AN OPERA COLOSSUS AND SPLIT-LEVEL DRAMA

AN OPERA COLOSSUS AND SPLIT-LEVEL DRAMA

Too bad composer Richard Strauss has fallen out of favor these days, given his great work in both opera and tone poems.

Happily, for its centennial year the S.F. Opera has revived the spectacular fairy tale for adults, “Die Frau ohne Schatten” (The Woman without a Shadow), for which a crowd of critics congregated from near and far for the June 4 opening. This may well end up the superior operatic experience of 2023, just in time for the troupe’s gala anniversary.

Imagine a fairy-tale setting featuring an Imperial couple, apparition figures, a singing falcon, magic, and a trip to Hell—- but with a modern-day twist: The dominant figure is the lowly Dyer’s wife, slogging thru life like a small-town Hausfrau with sycophantic relatives and a deeply cleft marriage. Out of this improbable plot, Strauss and librettist Hoffmansthal created a great split-level drama extolling conjugal love and child-bearing on a plebian level.

Despite the unwieldy array of 11 scenes, this was their grandiose but highly unlikely miracle, done musically on a Wagnerian scale with 206 performers on and off the SFO stage. It took a lavish co-production involving two other major companies to carry it out.

At the top was the twin-barrel stardom of Swedish soprano Nina Stemme and conductor Donald Runnicles, whose long-running rift with the SFO (over artistic control matters) has seemingly been stitched up, as the robust play of his augmented 96 instrumentalists underlined.

As the Dyer’s Wife, Stemme recalled her great Wagnerian predecessor and compatriot Birgit Nilsson, with her warm rafter-ringing tones and plausible theatrics ranging from argumentative and dismissive to loving.
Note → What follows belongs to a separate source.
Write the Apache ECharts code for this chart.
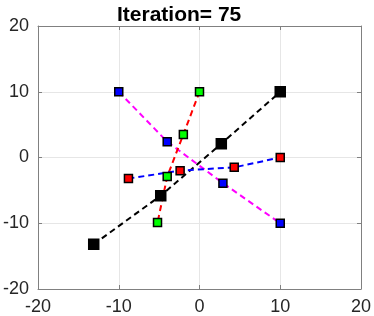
<!DOCTYPE html>
<html><head><meta charset="utf-8">
<script src="https://cdn.jsdelivr.net/npm/echarts@6/dist/echarts.min.js"></script>
<style>html,body{margin:0;padding:0;background:#fff}#c{width:374px;height:316px}</style>
</head><body><div id="c"></div>
<script>
const titleText = "Iteration= 75";
const axisTicks = [-20, -10, 0, 10, 20];
// black line, black markers
const blackX = [-13.1, -4.8, 2.7, 10];
const blackY = [-13.2, -5.8, 2.1, 10];
// magenta line, blue markers
const magentaX = [-10, -4.0, 2.9, 10];
const magentaY = [10, 2.4, -3.9, -10];
// red line, green markers
const redX = [0, -2.0, -4.0, -5.2];
const redY = [10, 3.5, -2.9, -9.9];
// blue line, red markers
const blueX = [-8.8, -2.4, 4.3, 10];
const blueY = [-3.2, -2.0, -1.5, 0];

const zip = (xs, ys) => xs.map((x, i) => [x, ys[i]]);
const groups = [
  {xs: blackX, ys: blackY, line: '#000000', fill: '#000000', size: 10},
  {xs: magentaX, ys: magentaY, line: '#ff00ff', fill: '#0000ff', size: 8},
  {xs: redX, ys: redY, line: '#ff0000', fill: '#00ff00', size: 8},
  {xs: blueX, ys: blueY, line: '#0000ff', fill: '#ff0000', size: 8}
];
const series = [];
groups.forEach(g => {
  series.push({type: 'line', data: zip(g.xs, g.ys), showSymbol: false, symbol: 'none', z: 2,
    lineStyle: {color: g.line, width: 2, type: [6, 4]}, silent: true, animation: false});
});
groups.forEach(g => {
  series.push({type: 'scatter', data: zip(g.xs, g.ys), symbol: 'rect', symbolSize: g.size, z: 3,
    itemStyle: {color: g.fill, borderColor: '#000', borderWidth: 1.5, opacity: 1}, animation: false});
});
const tickMin = axisTicks[0], tickMax = axisTicks[axisTicks.length - 1];
const step = axisTicks[1] - axisTicks[0];
const lbl = {color: '#262626', fontSize: 18, fontFamily: 'Liberation Sans, Arial, sans-serif'};
const axLine = {show: true, onZero: false, lineStyle: {color: '#808080', width: 1}};
const tick = {show: true, inside: true, length: 4, lineStyle: {color: '#808080'}};
const chart = echarts.init(document.getElementById('c'), null, {renderer: 'canvas'});
chart.setOption({
  animation: false,
  title: {text: titleText, left: 112, top: 0,
    textStyle: {fontSize: 21, fontWeight: 'bold', color: '#000', fontFamily: 'Liberation Sans, Arial, sans-serif'}},
  grid: {left: 37, right: 12, top: 26, bottom: 26, containLabel: false},
  xAxis: [
    {type: 'value', min: tickMin, max: tickMax, interval: step, axisLine: axLine, axisTick: tick,
     axisLabel: Object.assign({margin: 9}, lbl),
     splitLine: {show: true, lineStyle: {color: '#e6e6e6', width: 1}}},
    {type: 'value', position: 'top', min: tickMin, max: tickMax, interval: step, axisLine: axLine, axisTick: tick,
     axisLabel: {show: false}, splitLine: {show: false}}
  ],
  yAxis: [
    {type: 'value', min: tickMin, max: tickMax, interval: step, axisLine: axLine, axisTick: tick,
     axisLabel: Object.assign({margin: 9}, lbl),
     splitLine: {show: true, lineStyle: {color: '#e6e6e6', width: 1}}},
    {type: 'value', position: 'right', min: tickMin, max: tickMax, interval: step, axisLine: axLine, axisTick: tick,
     axisLabel: {show: false}, splitLine: {show: false}}
  ],
  series: series
});
</script></body></html>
Her simply hand-to-face gesture conveys 1,000 words.

On any other night, the shadowless Empress of fellow Scandinavian soprano Camilla Nyland would have stolen the plaudits with her lucid and more lyrical tones, and dazzling outfits that did a lot of the acting. The Dyer Barak was played by the Dane Johan Reuter, a compelling figure whose tones reached the pinnacle in the finale.

If dazzling make-believe eye-candy is your thing, you had David Hockney no less doing designs of brilliance, with teams of master lighters and costumers. Stage Director Roy Rallo brought forth a sensitive amalgam of the human and the supernatural, with humanity triumphant.

The most memorable tune is the Dyer-and-wife love duet of the finale. Not far behind is the dissonant plunging act-one curse, “He’ll (The Emperor) Turn to Stone.” And did we mention the singing bird, the offstage special effects, and the remote chorus of unborn children?

THE OPERA HOUSE’S GREAT SECRET FOR THE POOR OPERA-LOVER—-Pay about $35 to sit in the top-most row of the balcony and hear the grand rush of sound comparable to the fabled Bayreuth Festival, particularly from the pit orchestra. The voices too are brighter than even in the $300 seats, thanks to the “acoustic-horn” amplification effect of the balcony floor converging with the ceiling. It takes a trudge up a flight of stairs, but well worth it.

STRAUSS’ “DIE FRAU OHNE SCHATTEN” at the San Francisco Opera, in German; three and three-quarter hrs., two intermissions. Opera House, S.F., repeats June 10, 20, 23, 28. For SFO info, www.sfopera.com.